Aqui a autora critica, economicamente, os super lucros que as empresas tem em cima das inovações estatais. Não é economicamente eficiente que o Estado arque com os gastos (socialização das perdas) e o setor privado fique com os resultados (privatização dos lucros). Repara que o argumento não é moral, ela não diz que é "errado", mas simplesmente não é eficiente. Assim as empresas viram parasitas dos Estados, que ficam cada vez mais fragilizados e não conseguem investir em novas tecnologias disruptivas. Curioso que ao mesmo tempo em que fazem isso, as empresas acusam os Estados de serem os parasitas. Como em tantos outros pontos, neste também há uma inversão da realidade no discurso hegemônico. Este seria o principal fator da crise de inovações que vive os EUA frente a China e a Ásia em geral, onde os Estados não foram demonizados e paralisados.
A autora também traz uma excelente análise da história das empresas verdes, principalmente de energia eólica e solar. Mostra como só o Estado pode coordenador o processo de mudança de matriz energética, essencial para o controle do cataclisma ambiental.
Outro capítulo traz uma análise específica do Estado Empreendedor nos Estados Unidos. A autora propositalmente usa o país que se diz a terra do "livre mercado" para demonstrar a hipocrisia estadunidense: usam e abusam do Estado para proteger suas empresas, criar novas tecnologias, ganhar mercados, enfim, dominar economicamente o mundo, mas juram que são liberais e pregam o liberalismo aos países menos desenvolvidos. A citação de Reinert aqui é indispensável:
"... desde sua fundação, os EUA sempre estiveram divididos entre duas tradições, as políticas ativistas de Hamilton e a máxima de Jefferson segundo a qual "o governa que governa menos, governa melhor!"... essa rivalidade foi resolvida com os seguidores de Jefferson encarregando-se da retórica e os seguidores de Hamilton cuidando da política."
Dois destaques interessantes que a autora aborda superficialmente em vários momentos: China e Brasil.
As políticas da China mostram um Estado altamente empreendedor, subindo rapidamente a escada tecnológica, hoje já alcançando a fronteira em diversas áreas e a hegemonia em algumas. O livro foi escrito em 2014, e desde então a China vem cada vez mais aumentando a interferência do Estado na economia, controlando cada vez mais o capital privado, e crescendo cada vez mais, as maiores taxas da história do mundo, ao mesmo tempo em que eliminou a pobreza e extrema e caminha aos passos mais largos do mundo para um estado de bem estar social moderno e sem as travas do capitalismo.
O Brasil, em 2014, era bem visto pela autora, como andando, a passos bem mais lentos que a China, rumo a um Estado mais ativo, via BNDS (citado várias vezes como exemplo de banco de desenvolvimento), políticas públicas de distribuição de renda e de valorização do trabalho, crescimento da demanda interna e integração regional.

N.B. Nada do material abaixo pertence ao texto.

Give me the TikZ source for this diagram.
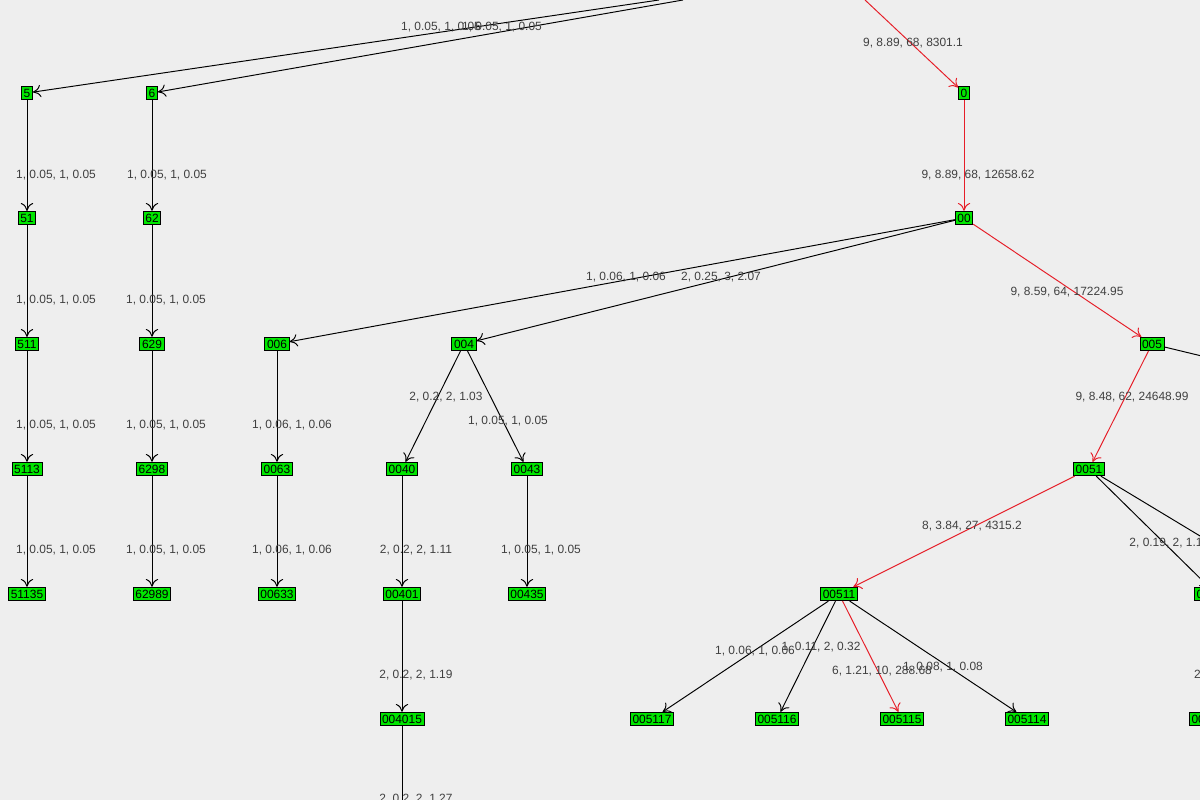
\documentclass[tikz,border=0pt]{standalone}
\usepackage{fontspec}
\setmainfont{Liberation Sans}
\usetikzlibrary{arrows.meta}
\definecolor{bggray}{RGB}{238,238,238}
\definecolor{vgreen}{RGB}{0,230,0}
\definecolor{hotred}{RGB}{230,30,40}
\tikzset{
  vert/.style={rectangle, draw=black, fill=vgreen, inner xsep=1.2pt, inner ysep=1.4pt, line width=0.5pt, font=\fontsize{6.8}{7}\selectfont},
  elab/.style={font=\fontsize{6.8}{7}\selectfont, text=black!75},
  edge/.style={-{To[length=4.5pt,width=7pt]}, line width=0.55pt, black},
  hot/.style={edge, hotred}
}
\begin{document}
\begin{tikzpicture}[x=0.02cm, y=-0.02cm]
    \fill[bggray] (0,0) rectangle (1200,800);
    \useasboundingbox (0,0) rectangle (1200,800);
    \clip (0,0) rectangle (1200,800);
    % off-screen ends
    \coordinate (top5) at (659,0);
    \coordinate (top6) at (683,0);
    \coordinate (topred) at (865,0);
    \coordinate (off005) at (1210,358);
    \coordinate (off0051) at (1210,542);
    \coordinate (offdown) at (402,810);
    % row 1
    \node[vert] (n5) at (27,93) {5};
    \node[vert] (n6) at (152,93) {6};
    \node[vert] (n0) at (964,93) {0};
    % row 2
    \node[vert] (n51) at (27,218) {51};
    \node[vert] (n62) at (152,218) {62};
    \node[vert] (n00) at (964,218) {00};
    % row 3
    \node[vert] (n511) at (27,344) {511};
    \node[vert] (n629) at (152,344) {629};
    \node[vert] (n006) at (277,344) {006};
    \node[vert] (n004) at (464,344) {004};
    \node[vert] (n005) at (1152,344) {005};
    % row 4
    \node[vert] (n5113) at (27,469) {5113};
    \node[vert] (n6298) at (152,469) {6298};
    \node[vert] (n0063) at (277,469) {0063};
    \node[vert] (n0040) at (402,469) {0040};
    \node[vert] (n0043) at (527,469) {0043};
    \node[vert] (n0051) at (1089,469) {0051};
    % row 5
    \node[vert] (n51135) at (27,594) {51135};
    \node[vert] (n62989) at (152,594) {62989};
    \node[vert] (n00633) at (277,594) {00633};
    \node[vert] (n00401) at (402,594) {00401};
    \node[vert] (n00435) at (527,594) {00435};
    \node[vert] (n00511) at (839,594) {00511};
    \node[vert, anchor=west] (n0051x) at (1194,594) {005112};
    % row 6
    \node[vert] (n004015) at (402,719) {004015};
    \node[vert] (n005117) at (652,719) {005117};
    \node[vert] (n005116) at (777,719) {005116};
    \node[vert] (n005115) at (902,719) {005115};
    \node[vert] (n005114) at (1027,719) {005114};
    \node[vert, anchor=west] (n00511x) at (1189,719) {005113};
    % edges
    \draw[edge] (top5) -- (n5);
    \draw[edge] (top6) -- (n6);
    \draw[hot] (topred) -- (n0);
    \draw[edge] (n5) -- (n51);
    \draw[edge] (n6) -- (n62);
    \draw[hot] (n0) -- (n00);
    \draw[edge] (n51) -- (n511);
    \draw[edge] (n62) -- (n629);
    \draw[edge] (n00) -- (n006);
    \draw[edge] (n00) -- (n004);
    \draw[hot] (n00) -- (n005);
    \draw[edge] (n511) -- (n5113);
    \draw[edge] (n629) -- (n6298);
    \draw[edge] (n006) -- (n0063);
    \draw[edge] (n004) -- (n0040);
    \draw[edge] (n004) -- (n0043);
    \draw[hot] (n005) -- (n0051);
    \draw[edge] (n005) -- (off005);
    \draw[edge] (n5113) -- (n51135);
    \draw[edge] (n6298) -- (n62989);
    \draw[edge] (n0063) -- (n00633);
    \draw[edge] (n0040) -- (n00401);
    \draw[edge] (n0043) -- (n00435);
    \draw[hot] (n0051) -- (n00511);
    \draw[edge] (n0051) -- (n0051x);
    \draw[edge] (n0051) -- (off0051);
    \draw[edge] (n00401) -- (n004015);
    \draw[edge] (n00511) -- (n005117);
    \draw[edge] (n00511) -- (n005116);
    \draw[hot] (n00511) -- (n005115);
    \draw[edge] (n00511) -- (n005114);
    \draw[edge] (n004015) -- (offdown);
    % edge labels
    \node[elab] (l5) at (441,27) {1, 0.05, 1, 0.05};
    \node[elab] (l6) at (502,27) {1, 0.05, 1, 0.05};
    \node[elab] (l0) at (913,43) {9, 8.89, 68, 8301.1};
    \node[elab] (l51) at (56,175) {1, 0.05, 1, 0.05};
    \node[elab] (l62) at (167,175) {1, 0.05, 1, 0.05};
    \node[elab] (l00) at (978,175) {9, 8.89, 68, 12658.62};
    \node[elab] (l511) at (56,300) {1, 0.05, 1, 0.05};
    \node[elab] (l629) at (166,300) {1, 0.05, 1, 0.05};
    \node[elab] (l006) at (626,277) {1, 0.06, 1, 0.06};
    \node[elab] (l004) at (721,277) {2, 0.25, 3, 2.07};
    \node[elab] (l005) at (1067,292) {9, 8.59, 64, 17224.95};
    \node[elab] (l5113) at (56,425) {1, 0.05, 1, 0.05};
    \node[elab] (l6298) at (166,425) {1, 0.05, 1, 0.05};
    \node[elab] (l0063) at (292,425) {1, 0.06, 1, 0.06};
    \node[elab] (l0040) at (446,397) {2, 0.2, 2, 1.03};
    \node[elab] (l0043) at (508,421) {1, 0.05, 1, 0.05};
    \node[elab] (l0051) at (1132,397) {9, 8.48, 62, 24648.99};
    \node[elab] (l51135) at (56,550) {1, 0.05, 1, 0.05};
    \node[elab] (l62989) at (166,550) {1, 0.05, 1, 0.05};
    \node[elab] (l00633) at (292,550) {1, 0.06, 1, 0.06};
    \node[elab] (l00401) at (416,550) {2, 0.2, 2, 1.11};
    \node[elab] (l00435) at (541,550) {1, 0.05, 1, 0.05};
    \node[elab] (l00511) at (972,526) {8, 3.84, 27, 4315.2};
    \node[elab] (l0051x) at (1166,543) {2, 0.19, 2, 1.1};
    \node[elab] (l004015) at (416,675) {2, 0.2, 2, 1.19};
    \node[elab] (l005117) at (755,651) {1, 0.06, 1, 0.06};
    \node[elab] (l005116) at (821,647) {1, 0.11, 2, 0.32};
    \node[elab] (l005115) at (882,671) {6, 1.21, 10, 288.68};
    \node[elab] (l005114) at (943,667) {1, 0.08, 1, 0.08};
    \node[elab, anchor=west] (l00511x) at (1188,675) {2, 0.2, 2, 1.3};
    \node[elab] (lbottom) at (416,799) {2, 0.2, 2, 1.27};
\end{tikzpicture}
\end{document}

Mazzucato via o Brasil como muito promissor em 2014. Naturalmente, o golpe de 2016 mudou tudo, o Brasil inverteu a direção, e a eleição de 2018 acelerou a marcha para trás. Como esperado, hoje estamos no subsolo do fundo do poço.

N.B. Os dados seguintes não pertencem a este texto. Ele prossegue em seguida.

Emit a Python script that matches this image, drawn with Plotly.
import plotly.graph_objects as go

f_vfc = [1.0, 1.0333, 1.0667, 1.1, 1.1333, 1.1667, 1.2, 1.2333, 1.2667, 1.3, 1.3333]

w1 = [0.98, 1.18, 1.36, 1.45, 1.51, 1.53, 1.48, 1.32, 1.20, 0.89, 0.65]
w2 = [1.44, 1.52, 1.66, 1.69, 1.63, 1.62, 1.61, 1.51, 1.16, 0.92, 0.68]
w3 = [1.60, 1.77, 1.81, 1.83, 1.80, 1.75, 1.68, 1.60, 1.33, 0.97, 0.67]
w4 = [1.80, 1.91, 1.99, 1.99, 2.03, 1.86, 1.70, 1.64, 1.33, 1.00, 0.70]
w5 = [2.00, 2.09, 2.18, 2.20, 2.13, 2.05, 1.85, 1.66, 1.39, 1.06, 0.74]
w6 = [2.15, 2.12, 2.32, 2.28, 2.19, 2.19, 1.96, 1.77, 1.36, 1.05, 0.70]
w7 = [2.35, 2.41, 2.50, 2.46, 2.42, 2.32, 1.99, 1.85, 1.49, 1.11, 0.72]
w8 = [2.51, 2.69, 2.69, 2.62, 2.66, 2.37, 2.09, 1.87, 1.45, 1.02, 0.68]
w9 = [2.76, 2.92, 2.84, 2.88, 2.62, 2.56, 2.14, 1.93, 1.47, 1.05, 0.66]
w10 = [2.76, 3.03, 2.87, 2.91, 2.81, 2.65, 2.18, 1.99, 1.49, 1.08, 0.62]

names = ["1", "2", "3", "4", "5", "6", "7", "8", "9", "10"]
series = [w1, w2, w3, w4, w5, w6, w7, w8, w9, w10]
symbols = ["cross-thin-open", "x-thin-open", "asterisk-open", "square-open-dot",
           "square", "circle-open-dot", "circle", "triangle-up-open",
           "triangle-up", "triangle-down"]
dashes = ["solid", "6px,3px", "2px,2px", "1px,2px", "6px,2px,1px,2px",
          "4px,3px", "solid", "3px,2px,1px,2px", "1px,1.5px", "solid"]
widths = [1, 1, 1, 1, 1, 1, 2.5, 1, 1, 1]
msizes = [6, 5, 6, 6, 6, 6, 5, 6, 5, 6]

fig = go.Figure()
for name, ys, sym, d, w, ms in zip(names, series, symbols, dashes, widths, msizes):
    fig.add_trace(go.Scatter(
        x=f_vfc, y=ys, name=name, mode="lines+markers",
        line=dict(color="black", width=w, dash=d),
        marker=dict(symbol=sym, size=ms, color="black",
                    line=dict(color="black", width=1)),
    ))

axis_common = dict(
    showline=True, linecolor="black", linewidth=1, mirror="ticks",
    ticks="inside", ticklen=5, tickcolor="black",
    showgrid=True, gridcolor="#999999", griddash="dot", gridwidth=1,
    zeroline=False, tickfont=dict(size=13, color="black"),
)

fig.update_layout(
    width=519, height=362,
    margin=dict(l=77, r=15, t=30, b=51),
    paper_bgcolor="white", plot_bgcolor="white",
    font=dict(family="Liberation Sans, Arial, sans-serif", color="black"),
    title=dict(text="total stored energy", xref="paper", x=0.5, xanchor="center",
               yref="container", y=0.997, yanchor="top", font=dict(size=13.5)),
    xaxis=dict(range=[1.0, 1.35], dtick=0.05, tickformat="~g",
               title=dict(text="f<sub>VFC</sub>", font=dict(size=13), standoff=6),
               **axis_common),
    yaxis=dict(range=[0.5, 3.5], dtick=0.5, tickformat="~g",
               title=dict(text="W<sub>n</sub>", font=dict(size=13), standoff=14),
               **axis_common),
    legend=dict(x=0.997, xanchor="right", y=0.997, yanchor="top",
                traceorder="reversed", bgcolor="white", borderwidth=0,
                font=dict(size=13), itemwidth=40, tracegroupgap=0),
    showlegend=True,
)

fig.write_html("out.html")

É importante lembrar que, como economista "vulgar", isto é, não política, Mazzucato se retém (pelo menos nesta obra) as medidas econômicas necessárias para dinamizar e acelerar o desenvolvimento econômico. Na minha humilde opinião, teorias econômicas descoladas da política não resolvem a vida dos trabalhadores: de nada adianta saber o que deveria ser feito se não soubermos como obter o poder de fazer. É claro que a crítica da autora ao neoliberalismo é excelente, e bastante didática. Só não podemos esquecer que a política e a economia, na prática, não se separam. Precisamos sempre pensar a economia e a política juntas: como fazer a política para desenvolver a economia, e como fazer a economia para obter o poder político para os trabalhadores.